(Records with drawing code)

════════════════

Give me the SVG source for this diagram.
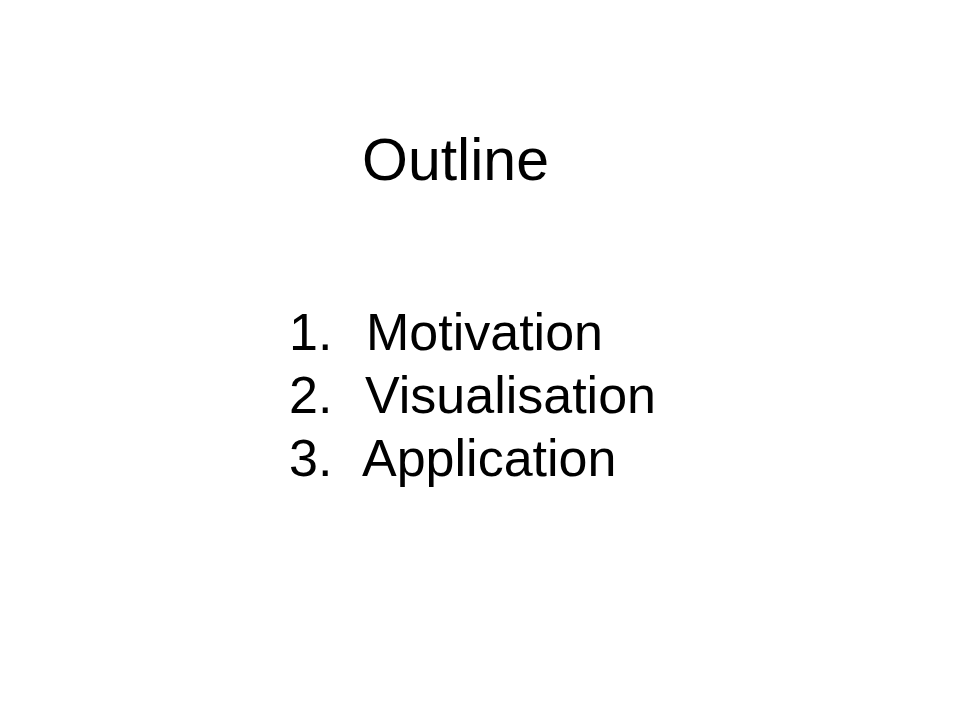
<svg xmlns="http://www.w3.org/2000/svg" width="960" height="720" viewBox="0 0 960 720">
<style>
text{font-family:"Liberation Sans",Arial,sans-serif;fill:#000}
.t{font-size:59px}
.l{font-size:52px}
</style>
<rect width="960" height="720" fill="#fff"/>
<g id="title"><text class="t" x="362" y="180">Outline</text></g>
<g id="list">
<text class="l" x="289" y="350">1.</text><text class="l" x="366" y="350">Motivation</text>
<text class="l" x="289" y="413">2.</text><text class="l" x="365" y="413">Visualisation</text>
<text class="l" x="289" y="476">3.</text><text class="l" x="362" y="476">Application</text>
</g>
</svg>
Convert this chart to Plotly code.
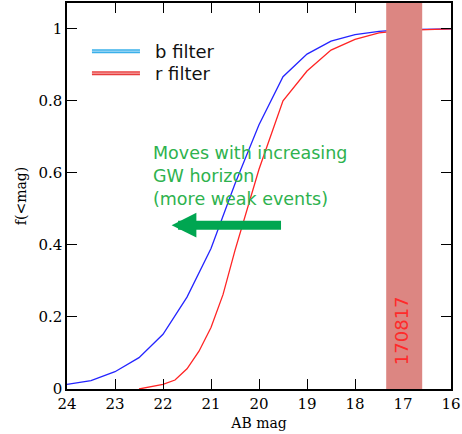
import plotly.graph_objects as go

# Data
mag_b = [24, 23.5, 23, 22.5, 22, 21.5, 21, 20.5, 20, 19.5, 19, 18.5, 18, 17.5, 17, 16.5, 16]
f_b = [0.013, 0.023, 0.048, 0.087, 0.152, 0.255, 0.39, 0.57, 0.734, 0.867, 0.930, 0.966, 0.984, 0.993, 0.998, 0.999, 1.0]
mag_r = [22.5, 22, 21.75, 21.5, 21.25, 21, 20.75, 20.5, 20, 19.5, 19, 18.5, 18, 17.5, 17, 16.5, 16]
f_r = [0.0, 0.013, 0.025, 0.056, 0.105, 0.171, 0.262, 0.385, 0.61, 0.80, 0.883, 0.941, 0.971, 0.989, 0.996, 0.999, 1.0]
band = [17.35, 16.6]
band_label = "170817"
x_ticks = [24, 23, 22, 21, 20, 19, 18, 17, 16]
y_ticks = [0, 0.2, 0.4, 0.6, 0.8, 1]
y_tick_labels = ["0", "0.2", "0.4", "0.6", "0.8", "1"]
legend_names = ["b filter", "r filter"]
note = "Moves with increasing<br>GW horizon<br>(more weak events)"

serif = "DejaVu Serif"
sans = "DejaVu Sans"

fig = go.Figure()
fig.add_trace(go.Scatter(x=mag_b, y=f_b, mode="lines", line=dict(color="#2424ff", width=1.3),
                         name=legend_names[0], showlegend=False))
fig.add_trace(go.Scatter(x=mag_r, y=f_r, mode="lines", line=dict(color="#ff2424", width=1.3),
                         name=legend_names[1], showlegend=False))

# shaded band
fig.add_shape(type="rect", xref="x", yref="paper", x0=band[0], x1=band[1], y0=0, y1=1,
              fillcolor="#dc8682", line=dict(width=0), layer="above")

# legend (manual)
leg_y = [0.938, 0.877]
leg_cols = [("#3ab0ea", "#b5e0f7"), ("#e83c3c", "#f7b8b8")]
for yy, (c1, c2), name in zip(leg_y, leg_cols, legend_names):
    fig.add_shape(type="line", xref="x", yref="y", x0=23.48, x1=22.48, y0=yy, y1=yy,
                  line=dict(color=c1, width=4))
    fig.add_shape(type="line", xref="x", yref="y", x0=23.48, x1=22.48, y0=yy, y1=yy,
                  line=dict(color=c2, width=1))
    fig.add_annotation(x=22.21, y=yy, xref="x", yref="y", text=name, showarrow=False,
                       xanchor="left", yanchor="middle", font=dict(family=sans, size=18, color="#111111"))

# green note
fig.add_annotation(x=22.25, y=0.592, xref="x", yref="y", text=note, showarrow=False,
                   xanchor="left", yanchor="middle", align="left",
                   font=dict(family=sans, size=17.5, color="#2eb24e"))
# arrow
fig.add_annotation(x=21.82, y=0.455, ax=19.51, ay=0.455, xref="x", yref="y", axref="x", ayref="y",
                   text="", showarrow=True, arrowhead=2, arrowsize=0.55, arrowwidth=9,
                   arrowcolor="#00a651")

# band label
fig.add_annotation(x=(band[0] + band[1]) / 2 + 0.07, y=0.163, xref="x", yref="y", text=band_label,
                   showarrow=False, textangle=-90, font=dict(family=sans, size=18, color="#ff2a2a"))

axis_common = dict(showline=True, linecolor="black", linewidth=1.5, mirror="ticks",
                   ticks="inside", ticklen=10, tickwidth=1.3, tickcolor="black",
                   showgrid=False, zeroline=False,
                   tickfont=dict(family=serif, size=15, color="black"))
fig.update_xaxes(range=[24, 16], tickvals=x_ticks, ticktext=[str(v) for v in x_ticks],
                 title=dict(text="AB mag", font=dict(family=serif, size=14, color="black"), standoff=6),
                 **axis_common)
fig.update_yaxes(range=[0, 1.0718], tickvals=y_ticks, ticktext=y_tick_labels,
                 title=dict(text="f(<mag)", font=dict(family=serif, size=14, color="black"), standoff=8),
                 **axis_common)

fig.update_layout(width=462, height=434, margin=dict(l=67, r=10, t=1, b=45),
                  plot_bgcolor="white", paper_bgcolor="white", showlegend=False)

fig.write_html("out.html", config={"displayModeBar": False},
               post_script="document.body.style.margin='0';document.body.style.padding='0';")
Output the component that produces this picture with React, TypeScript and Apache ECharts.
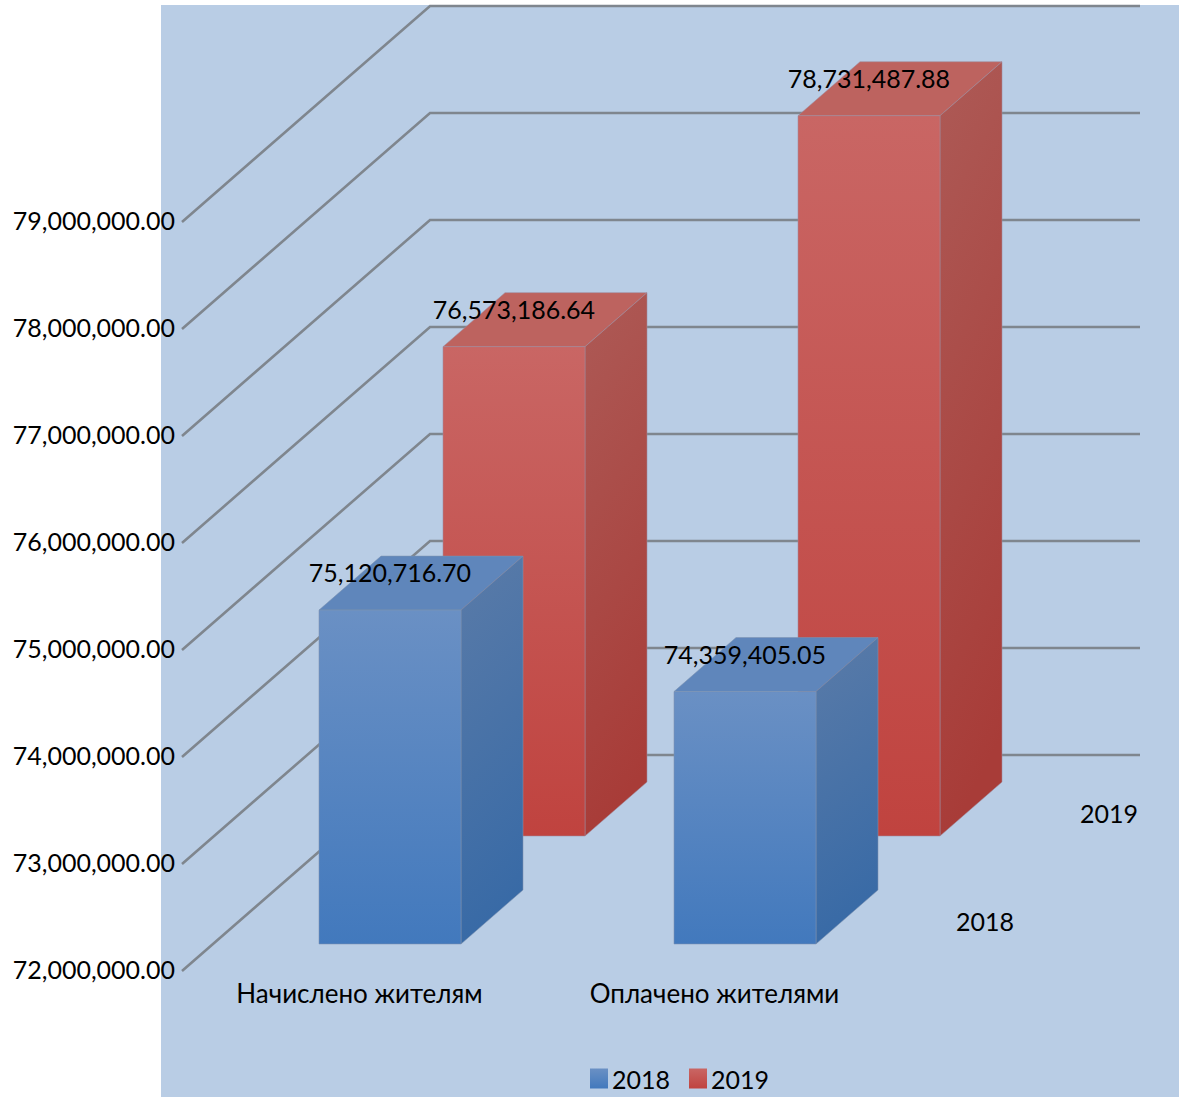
import React, { useEffect, useRef } from "react";
import * as echarts from "echarts";

const categories = ["Начислено жителям", "Оплачено жителями"];
const values2018 = [75120716.7, 74359405.05];
const values2019 = [76573186.64, 78731487.88];
const yTicks = [72000000, 73000000, 74000000, 75000000, 76000000, 77000000, 78000000, 79000000];
const seriesNames = ["2018", "2019"];

const FONT = "Lato, 'Open Sans', sans-serif";
const FS = 25;
const WALL_DX = 248;
const WALL_DY = 216;
const DEPTH_DX = 62;
const DEPTH_DY = 54;
const lin = (a: string, b: string, x2 = 0) =>
  new echarts.graphic.LinearGradient(0, 0, x2, 1, [
    { offset: 0, color: a },
    { offset: 1, color: b },
  ]);
const fmt = (v: number) =>
  v.toLocaleString("en-US", { minimumFractionDigits: 2, maximumFractionDigits: 2 });

function barRenderer(planeDx: number, planeDy: number, c: any) {
  return (params: any, api: any) => {
    const cat = api.value(0);
    const val = api.value(1);
    const band = api.size([1, 0])[0];
    const w = band * 0.4;
    const top = api.coord([cat, val]);
    const base = api.coord([cat, yTicks[0]]);
    const x0 = top[0] + planeDx - w / 2;
    const x1 = x0 + w;
    const yT = top[1] - planeDy;
    const yB = base[1] - planeDy;
    const stroke = { stroke: c.edge, lineWidth: 1, strokeOpacity: 0.55 };
    return {
      type: "group",
      children: [
        {
          type: "polygon",
          shape: { points: [[x0, yT], [x1, yT], [x1 + DEPTH_DX, yT - DEPTH_DY], [x0 + DEPTH_DX, yT - DEPTH_DY]] },
          style: { fill: c.top, ...stroke },
        },
        {
          type: "polygon",
          shape: { points: [[x1, yT], [x1 + DEPTH_DX, yT - DEPTH_DY], [x1 + DEPTH_DX, yB - DEPTH_DY], [x1, yB]] },
          style: { fill: lin(c.sideA, c.sideB, 0.15), ...stroke },
        },
        {
          type: "polygon",
          shape: { points: [[x0, yT], [x1, yT], [x1, yB], [x0, yB]] },
          style: { fill: lin(c.frontA, c.frontB), ...stroke },
        },
        {
          type: "text",
          z2: 100,
          style: {
            text: fmt(val),
            x: (x0 + x1) / 2,
            y: yT - 38,
            align: "center",
            verticalAlign: "middle",
            fontFamily: FONT,
            fontSize: FS,
            fill: "#000",
          },
        },
      ],
    };
  };
}

const BLUE = { top: "#5f86bb", sideA: "#5a7ba8", sideB: "#386aa6", frontA: "#6a90c4", frontB: "#4279bd", edge: "#7f93b0" };
const RED = { top: "#bd635f", sideA: "#ad5a56", sideB: "#a83c38", frontA: "#c96664", frontB: "#c0433f", edge: "#a08c9c" };

export default function App() {
  const ref = useRef<HTMLDivElement>(null);
  useEffect(() => {
    document.body.style.margin = "0";
    const chart = echarts.init(ref.current!, null, { renderer: "svg" });
    chart.setOption({
      animation: false,
      backgroundColor: "#ffffff",
      textStyle: { fontFamily: FONT },
      grid: { left: 182, width: 710, top: 222, bottom: 126, containLabel: false },
      graphic: [
        {
          type: "rect",
          z: -10,
          silent: true,
          shape: { x: 161, y: 5, width: 1018, height: 1092 },
          style: { fill: "#b9cde5" },
        },
        {
          type: "text",
          x: 985,
          y: 921,
          z: 10,
          style: { text: seriesNames[0], align: "center", verticalAlign: "middle", fontFamily: FONT, fontSize: FS, fill: "#000" },
        },
        {
          type: "text",
          x: 1109,
          y: 813,
          z: 10,
          style: { text: seriesNames[1], align: "center", verticalAlign: "middle", fontFamily: FONT, fontSize: FS, fill: "#000" },
        },
      ],
      legend: {
        data: seriesNames,
        left: 585,
        top: 1061,
        icon: "rect",
        itemWidth: 18,
        itemHeight: 20,
        itemGap: 19,
        textStyle: { fontFamily: FONT, fontSize: FS, color: "#000", padding: [0, 0, 0, -1] },
      },
      xAxis: {
        type: "category",
        data: categories,
        axisLine: { show: false },
        axisTick: { show: false },
        splitLine: { show: false },
        axisLabel: { color: "#000", fontFamily: FONT, fontSize: 26, margin: 9, interval: 0 },
      },
      yAxis: {
        type: "value",
        min: yTicks[0],
        max: yTicks[yTicks.length - 1],
        interval: 1000000,
        axisLine: { show: false },
        axisTick: { show: false },
        splitLine: { show: false },
        axisLabel: {
          color: "#000",
          fontFamily: FONT,
          fontSize: FS,
          margin: 7,
          formatter: (v: number) => `{a|${fmt(v)}}`,
          rich: {
            a: { fontFamily: FONT, fontSize: FS, color: "#000", padding: [0, 0, 4, 0] },
          },
        },
      },
      series: [
        {
          type: "custom",
          name: "walls",
          silent: true,
          z: 1,
          data: yTicks.map((t) => [0, t]),
          renderItem: (params: any, api: any) => {
            const p = api.coord([0, api.value(1)]);
            const x = params.coordSys.x;
            const w = params.coordSys.width;
            return {
              type: "polyline",
              shape: { points: [[x, p[1]], [x + WALL_DX, p[1] - WALL_DY], [x + WALL_DX + w, p[1] - WALL_DY]] },
              style: { stroke: "#7f868e", lineWidth: 2.6, fill: "none" },
            };
          },
        },
        {
          type: "custom",
          name: "2019",
          z: 2,
          itemStyle: { color: lin(RED.frontA, RED.frontB) },
          data: values2019.map((v, i) => [i, v]),
          renderItem: barRenderer(154.5, 135, RED),
        },
        {
          type: "custom",
          name: "2018",
          z: 3,
          itemStyle: { color: lin(BLUE.frontA, BLUE.frontB) },
          data: values2018.map((v, i) => [i, v]),
          renderItem: barRenderer(30.5, 27, BLUE),
        },
      ],
    });
    return () => chart.dispose();
  }, []);
  return <div ref={ref} style={{ width: 1179, height: 1097 }} />;
}
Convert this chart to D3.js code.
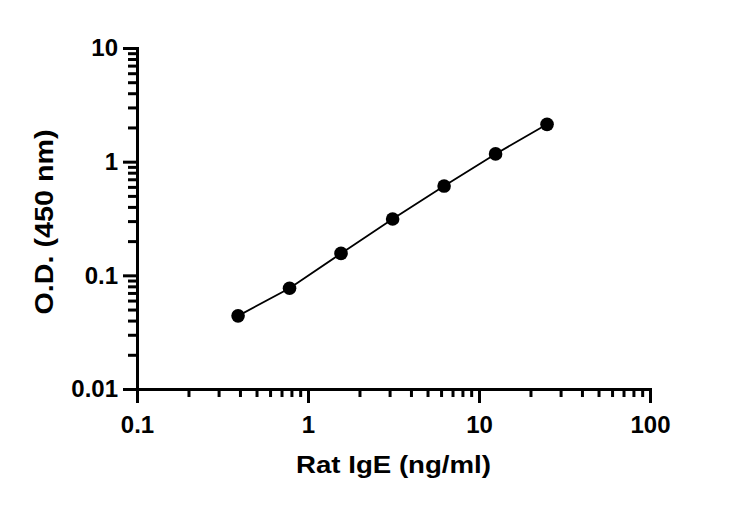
<!DOCTYPE html>
<html>
<head>
<meta charset="utf-8">
<script src="https://cdn.jsdelivr.net/npm/d3@7"></script>
<style>
  body { margin: 0; background: #fff; }
  svg text { font-family: "Liberation Sans", Arial, sans-serif; font-weight: bold; fill: #000; }
</style>
</head>
<body>
<svg id="chart" width="731" height="507"></svg>
<script>
// concentration (ng/ml) and optical density readings
const conc = [0.39, 0.78, 1.56, 3.125, 6.25, 12.5, 25];
const od = [0.044, 0.077, 0.156, 0.313, 0.61, 1.17, 2.13];
const xMajor = [0.1, 1, 10, 100];
const yMajor = [0.01, 0.1, 1, 10];
const xLabels = ["0.1", "1", "10", "100"];
const yLabels = ["0.01", "0.1", "1", "10"];

const svg = d3.select("#chart");
const margin = { left: 137, top: 48, right: 81, bottom: 118 };
const width = 731 - margin.left - margin.right;
const height = 507 - margin.top - margin.bottom;

const g = svg.append("g").attr("transform", `translate(${margin.left},${margin.top})`);

const x = d3.scaleLog().domain([0.1, 100]).range([0, width]);
const y = d3.scaleLog().domain([0.01, 10]).range([height, 0]);

// minor ticks 2..9 in every decade
function minors(majors) {
  const out = [];
  majors.slice(0, -1).forEach((m) => {
    for (let k = 2; k <= 9; k++) out.push(m * k);
  });
  return out;
}

// minor tick axes (no labels)
g.append("g")
  .attr("transform", `translate(0,${height})`)
  .call(d3.axisBottom(x).tickValues(minors(xMajor)).tickSize(8).tickFormat(""));
g.append("g")
  .call(d3.axisLeft(y).tickValues(minors(yMajor)).tickSize(9).tickFormat(""));

// major axes
g.append("g")
  .attr("class", "x-axis")
  .attr("transform", `translate(0,${height})`)
  .call(d3.axisBottom(x).tickValues(xMajor).tickSize(14).tickSizeOuter(0)
    .tickFormat((d, i) => xLabels[i]))
  .selectAll("text")
  .attr("font-size", 24)
  .attr("y", 27)
  .attr("dy", "0.71em");

g.append("g")
  .attr("class", "y-axis")
  .call(d3.axisLeft(y).tickValues(yMajor).tickSize(14).tickSizeOuter(0)
    .tickFormat((d, i) => yLabels[i]))
  .selectAll("text")
  .attr("font-size", 24)
  .attr("x", -19);

g.selectAll(".domain, .tick line")
  .attr("stroke", "#000")
  .attr("stroke-width", 3);
g.selectAll(".domain").attr("stroke-linecap", "square");

// connecting line
g.append("path")
  .datum(conc.map((c, i) => [c, od[i]]))
  .attr("fill", "none")
  .attr("stroke", "#000")
  .attr("stroke-width", 1.8)
  .attr("d", d3.line().x((d) => x(d[0])).y((d) => y(d[1])));

// points
g.selectAll(".dot")
  .data(conc)
  .join("circle")
  .attr("class", "dot")
  .attr("cx", (d) => x(d))
  .attr("cy", (d, i) => y(od[i]))
  .attr("r", 6.8)
  .attr("fill", "#000");

// axis titles
svg.append("text")
  .attr("text-anchor", "middle")
  .attr("x", margin.left + width / 2)
  .attr("y", 473)
  .attr("font-size", 24)
  .attr("textLength", 195)
  .attr("lengthAdjust", "spacingAndGlyphs")
  .text("Rat IgE (ng/ml)");

svg.append("text")
  .attr("text-anchor", "middle")
  .attr("transform", "rotate(-90)")
  .attr("x", -222)
  .attr("y", 53)
  .attr("font-size", 25)
  .attr("textLength", 185)
  .attr("lengthAdjust", "spacingAndGlyphs")
  .text("O.D. (450 nm)");
</script>
</body>
</html>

════════════════

◆ Prompt ◆
Exactly as they stand, quote the lines beginning with the one that contains "Convert this chart to D3.js code." and ending with the one that contains "const y = d3.scaleLog().domain([0.01, 10]).range([height, 0]);", with no pictures.

◆ Exercise output ◆
Convert this chart to D3.js code.
<!DOCTYPE html>
<html>
<head>
<meta charset="utf-8">
<script src="https://cdn.jsdelivr.net/npm/d3@7"></script>
<style>
  body { margin: 0; background: #fff; }
  svg text { font-family: "Liberation Sans", Arial, sans-serif; font-weight: bold; fill: #000; }
</style>
</head>
<body>
<svg id="chart" width="731" height="507"></svg>
<script>
// concentration (ng/ml) and optical density readings
const conc = [0.39, 0.78, 1.56, 3.125, 6.25, 12.5, 25];
const od = [0.044, 0.077, 0.156, 0.313, 0.61, 1.17, 2.13];
const xMajor = [0.1, 1, 10, 100];
const yMajor = [0.01, 0.1, 1, 10];
const xLabels = ["0.1", "1", "10", "100"];
const yLabels = ["0.01", "0.1", "1", "10"];

const svg = d3.select("#chart");
const margin = { left: 137, top: 48, right: 81, bottom: 118 };
const width = 731 - margin.left - margin.right;
const height = 507 - margin.top - margin.bottom;

const g = svg.append("g").attr("transform", `translate(${margin.left},${margin.top})`);

const x = d3.scaleLog().domain([0.1, 100]).range([0, width]);
const y = d3.scaleLog().domain([0.01, 10]).range([height, 0]);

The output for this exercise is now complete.